Mahmud’s reforms let young men of all races, classes, and beliefs, twenty years or older, enlist in his military for a five-year term. By letting all men in the army, and not just Ottoman Turks, Mahmud hoped to unite them in patriotism. These volunteers make up the bulk of each district’s quota of soldiers with only a little conscription. These soldiers are drilled and trained like the European armies admired by Mahmud, but the reforms have not yet curbed the corruption and incompetency of the army’s officers.

The slave trade’s hooks are deep into the Ottoman Empire, and but harsher regulations reduce its influence and respectability. In 1830, Mahmud freed all white slaves, and his son outlawed the importation of slaves into the Empire, but no punishments exist for anyone caught selling slaves. No regular slave markets exist, but it is no secret man still sells man in Constantinople.

Because a turban’s luxuriousness denoted a man’s status in the Ottoman Empire, and they were a symbol of the defeated Janissaries, Mahmud II ordered his government officials to wear simple fezzes. By banning turbans (and beards for similar reasons), he hoped he could remove another class division in his empire. While this policy is not diligently enforced now, most Turks stuck with the fez.  Only some traditionalists and holy men wear turbans.

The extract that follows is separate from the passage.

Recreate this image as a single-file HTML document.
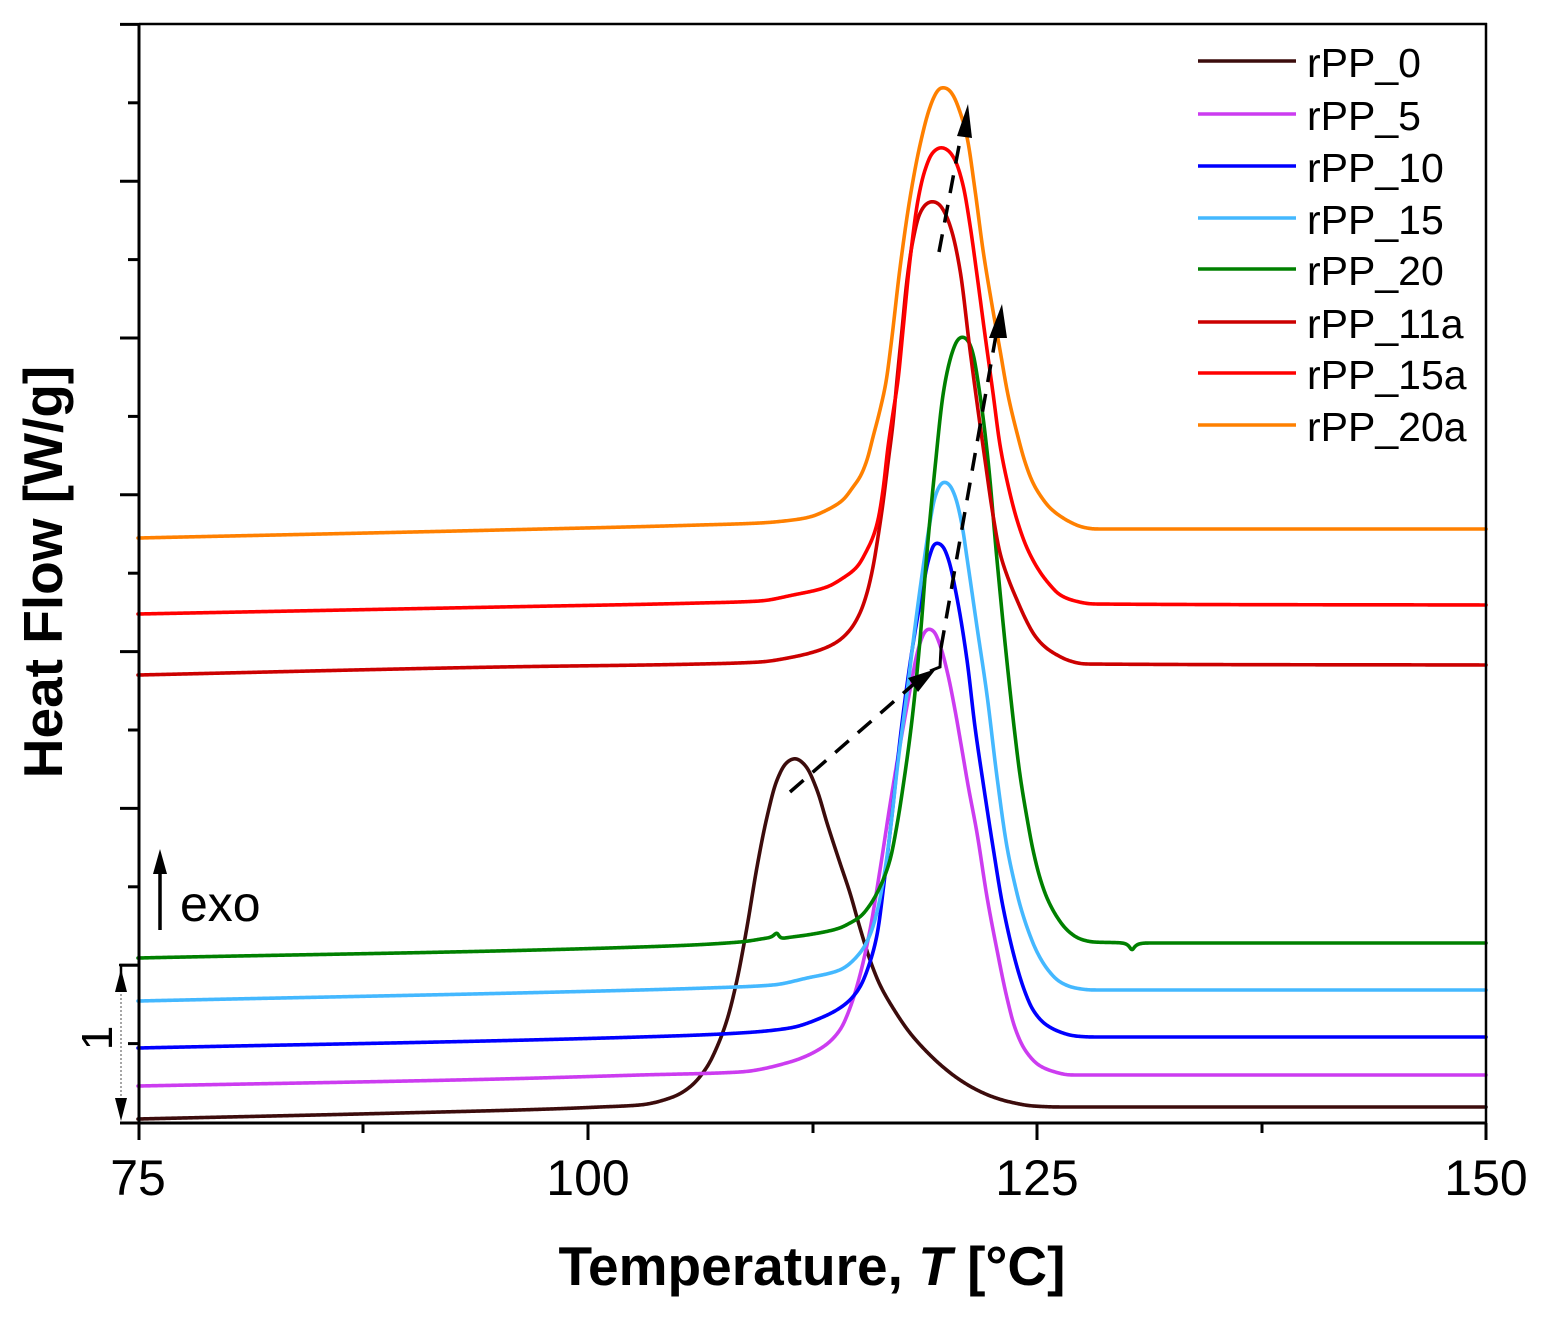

The influence of European living seeping into the Ottoman government made acceptable certain practices forbidden by Nithamiyeen teachings. Adherents to the faith saw alcoholic drink as a taboo, but now it’s an open secret (if indecent and scandalous) of society. Even the Sultan seeks relief from the pressures of his position in drink. For traditionalists, this sinful decadence is proof enough of the empire’s degradation.